= Tenchi Muyo! (role-playing game) =

Role-playing game supplement

Tenchi Muyo! is a role-playing game published by Guardians of Order in 2000, based on the 1992 Tenchi Muyo! Ryo-Ohki (天地無用! 魎皇鬼) anime series.

==Description==
Tenchi Muyo! is a role-playing game that uses the Tri-Stat System of role-playing game rules. Players can take on the roles of any of the main characters in the anime series, even the villains. Alternatively players can make up their own characters.

==Publication history==
In 1992, Masaki Kajishima created the six-part OVA Tenchi Muyo! Ryo-Ohki. In 2000, Guardians of Order acquired the license to create a role-playing game.

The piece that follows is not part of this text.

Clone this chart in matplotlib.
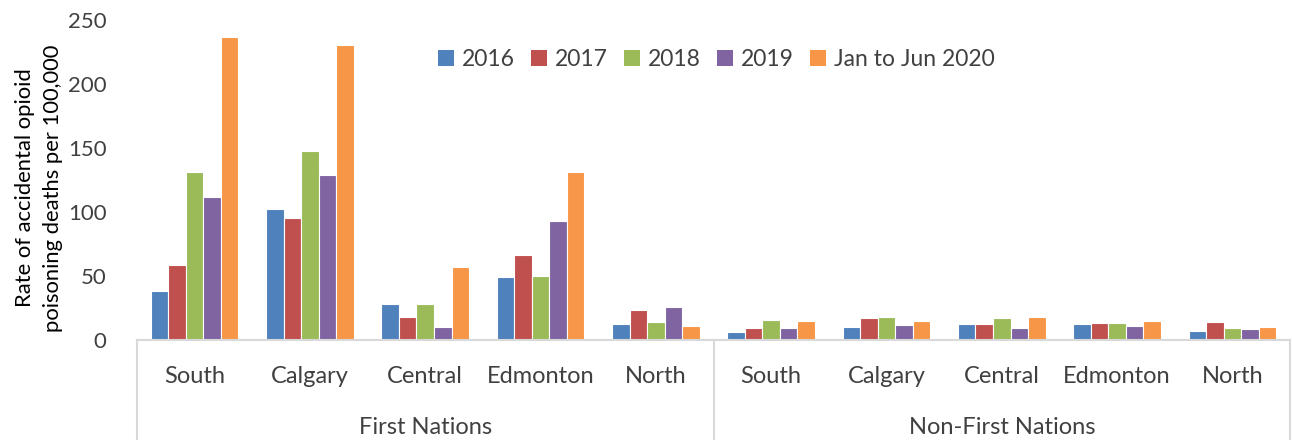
import matplotlib
matplotlib.use("Agg")
import matplotlib.pyplot as plt
import matplotlib.transforms as mtransforms
from matplotlib.patches import Patch
import numpy as np

regions = ["South", "Calgary", "Central", "Edmonton", "North"]
groups = ["First Nations", "Non-First Nations"]
series_names = ["2016", "2017", "2018", "2019", "Jan to Jun 2020"]
colors = ["#4F81BD", "#C0504D", "#9BBB59", "#8064A2", "#F79646"]

# values: First Nations regions then Non-First Nations regions
v2016 = [38.2, 102.4, 28.3, 49.5, 12.3, 6.5, 10.2, 12.8, 12.8, 7.3]
v2017 = [58.4, 95.5, 18.3, 66.5, 23.3, 9.7, 16.8, 12.3, 13.6, 13.9]
v2018 = [131.2, 147.9, 28.3, 49.7, 14.4, 15.7, 18.3, 16.8, 13.6, 9.7]
v2019 = [111.5, 129.0, 9.8, 92.9, 25.9, 9.7, 12.0, 9.2, 10.7, 8.9]
v2020 = [236.7, 230.2, 57.3, 130.9, 10.7, 15.2, 14.9, 17.8, 15.2, 10.2]
series = [v2016, v2017, v2018, v2019, v2020]

yticks = [0, 50, 100, 150, 200, 250]
ylabel = "Rate of accidental opioid\npoisoning deaths per 100,000"

plt.rcParams['font.family'] = ['Lato', 'DejaVu Sans']
text_color = "#404040"
axis_color = "#D9D9D9"
fs = 16

W, H = 1292, 440
fig = plt.figure(figsize=(W / 100, H / 100), dpi=100)
ax = fig.add_axes([137 / W, 100 / H, (1290 - 137) / W, 320 / H])

n_cat = len(regions) * len(groups)
x = np.arange(n_cat)
slot = 0.152
for i, (vals, c) in enumerate(zip(series, colors)):
    ax.bar(x + (i - 2) * slot, vals, width=slot, color=c,
           edgecolor="white", linewidth=0.8)

ax.set_xlim(-0.5, n_cat - 0.5)
ax.set_ylim(0, 250)
ax.set_yticks(yticks)
ax.tick_params(axis="y", length=0, pad=22, labelsize=fs, labelcolor=text_color)
ax.set_xticks([])
for s in ["top", "right", "left"]:
    ax.spines[s].set_visible(False)
ax.spines["bottom"].set_color(axis_color)
ax.spines["bottom"].set_linewidth(1.5)

trans = mtransforms.blended_transform_factory(ax.transData, ax.transAxes)
cat_labels = regions * len(groups)
for xi, lab in zip(x, cat_labels):
    ax.text(xi, -36 / 320, lab, transform=trans, ha="center", va="center",
            fontsize=17, color=text_color)
for gi, g in enumerate(groups):
    xc = gi * len(regions) + (len(regions) - 1) / 2
    ax.text(xc, -87 / 320, g, transform=trans, ha="center", va="center",
            fontsize=17, color=text_color)
for xb in [-0.5, 4.5, 9.5]:
    ax.plot([xb, xb], [0, -100 / 320], transform=trans, color=axis_color,
            linewidth=1.5, clip_on=False)

fig.text(39 / W, 1 - 188 / H, ylabel, rotation=90, ha="center", va="center",
         fontsize=15.8, color="black", linespacing=1.5)

handles = [Patch(facecolor=c, edgecolor="none") for c in colors]
leg = fig.legend(handles, series_names, loc="center", bbox_to_anchor=(716 / W, 1 - 60 / H),
                 ncol=5, frameon=False, fontsize=16.5, handlelength=0.7, handleheight=0.7,
                 handletextpad=0.35, columnspacing=0.7)
for t in leg.get_texts():
    t.set_color(text_color)

fig.savefig("out.png", dpi=100)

David L. Pulver, who had worked on a number of licensed, standalone games for Guardians of Order, also designed this 200-page softcover book, with contributions by Karen McLarney, and artwork by McLarney and Jeff Mackintosh. It was published in 2000.

==Reception==
Tenchi Muyo! was reviewed in the online second version of Pyramid which said "Based on the Tri-Stat system (first published in Big Eyes, Small Mouth), TM!RPGaRB is a complete RPG. You don't have to buy anything else to dive into the game. This may cause some grumbling from those who don't want to buy multiple versions of the same game mechanics, but for licenses such as this it makes perfect sense."